#### Data extract

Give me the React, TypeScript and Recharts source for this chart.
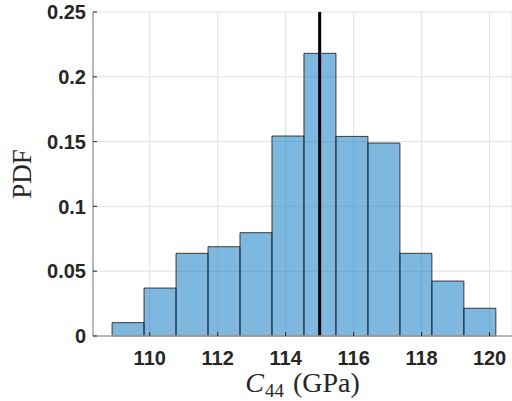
import React from 'react';
import { ComposedChart, XAxis, YAxis, CartesianGrid, ReferenceArea, ReferenceLine, Line } from 'recharts';

const binEdges = [108.891, 109.832, 110.774, 111.715, 112.656, 113.597, 114.538, 115.479, 116.421, 117.362, 118.303, 119.244, 120.185];
const pdfValues = [0.0103, 0.037, 0.0638, 0.0689, 0.0797, 0.1543, 0.2181, 0.154, 0.1489, 0.0638, 0.0424, 0.0214];
const xTicks = [110, 112, 114, 116, 118, 120];
const yTicks = [0, 0.05, 0.1, 0.15, 0.2, 0.25];
const yTickLabels = ['0', '0.05', '0.1', '0.15', '0.2', '0.25'];
const meanValue = 115;

const data = pdfValues.map((v, i) => ({ x: (binEdges[i] + binEdges[i + 1]) / 2, pdf: v }));

const tickFont = { fontFamily: '"Liberation Sans", Arial, sans-serif', fontWeight: 700, fontSize: 20, fill: '#262626' };

export default function App() {
  return (
    <div style={{ position: 'absolute', left: 0, top: 0, width: 512, height: 401, background: '#fff' }}>
      <ComposedChart width={512} height={401} data={data} margin={{ top: 12, right: 0, left: 0, bottom: 0 }}>
        <CartesianGrid stroke="#e3e3e3" strokeWidth={1} />
        <XAxis
          dataKey="x"
          type="number"
          domain={[108.33, 120.66]}
          ticks={xTicks}
          allowDataOverflow
          height={65}
          axisLine={{ stroke: '#a6a6a6', strokeWidth: 1.5 }}
          tickLine={{ stroke: '#262626' }}
          tickSize={-4}
          tickMargin={19}
          tick={tickFont}
          label={{
            content: (props: any) => {
              const vb = props.viewBox;
              return (
                <text x={vb.x + vb.width / 2} y={vb.y + 56} textAnchor="middle" fontFamily='"Liberation Serif", "Times New Roman", serif' fontSize={28} fill="#262626">
                  <tspan fontStyle="italic">C</tspan>
                  <tspan fontSize={19} dy={5} dx={1}>44</tspan>
                  <tspan dy={-5} dx={9}>(GPa)</tspan>
                </text>
              );
            },
          }}
        />
        <XAxis
          xAxisId="top"
          orientation="top"
          type="number"
          domain={[108.33, 120.66]}
          ticks={xTicks}
          allowDataOverflow
          height={0}
          axisLine={{ stroke: '#a6a6a6', strokeWidth: 2 }}
          tickLine={{ stroke: '#262626' }}
          tickSize={-4}
          tick={false}
        />
        <YAxis
          type="number"
          domain={[0, 0.25]}
          ticks={yTicks}
          width={93}
          allowDataOverflow
          axisLine={{ stroke: '#a6a6a6', strokeWidth: 1.5 }}
          tickLine={{ stroke: '#262626' }}
          tickSize={-4}
          tickMargin={11}
          tick={tickFont}
          tickFormatter={(v: number) => yTickLabels[yTicks.indexOf(v)] ?? String(v)}
          label={{
            content: (props: any) => {
              const vb = props.viewBox;
              const cx = 31;
              const cy = vb.y + vb.height / 2;
              return (
                <text x={cx} y={cy} textAnchor="middle" transform={`rotate(-90, ${cx}, ${cy})`} fontFamily='"Liberation Serif", "Times New Roman", serif' fontSize={27} fill="#262626">
                  PDF
                </text>
              );
            },
          }}
        />
        {pdfValues.map((v, i) => (
          <ReferenceArea
            key={i}
            x1={binEdges[i]}
            x2={binEdges[i + 1]}
            y1={0}
            y2={v}
            fill="#0072BD"
            fillOpacity={0.5}
            stroke="#1f1f1f"
            strokeOpacity={0.85}
            strokeWidth={1}
            ifOverflow="visible"
          />
        ))}
        <Line dataKey="pdf" stroke="none" dot={false} activeDot={false} isAnimationActive={false} />
        <ReferenceLine x={meanValue} stroke="#000" strokeWidth={3} ifOverflow="visible" />
      </ComposedChart>
    </div>
  );
}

#### Written request
Every line from the start of the listing above through the line with "20, fill: '#262626'" should be repeated exactly; skip the pictures and add nothing else.

#### Result for this task
Give me the React, TypeScript and Recharts source for this chart.
import React from 'react';
import { ComposedChart, XAxis, YAxis, CartesianGrid, ReferenceArea, ReferenceLine, Line } from 'recharts';

const binEdges = [108.891, 109.832, 110.774, 111.715, 112.656, 113.597, 114.538, 115.479, 116.421, 117.362, 118.303, 119.244, 120.185];
const pdfValues = [0.0103, 0.037, 0.0638, 0.0689, 0.0797, 0.1543, 0.2181, 0.154, 0.1489, 0.0638, 0.0424, 0.0214];
const xTicks = [110, 112, 114, 116, 118, 120];
const yTicks = [0, 0.05, 0.1, 0.15, 0.2, 0.25];
const yTickLabels = ['0', '0.05', '0.1', '0.15', '0.2', '0.25'];
const meanValue = 115;

const data = pdfValues.map((v, i) => ({ x: (binEdges[i] + binEdges[i + 1]) / 2, pdf: v }));

const tickFont = { fontFamily: '"Liberation Sans", Arial, sans-serif', fontWeight: 700, fontSize: 20, fill: '#262626' };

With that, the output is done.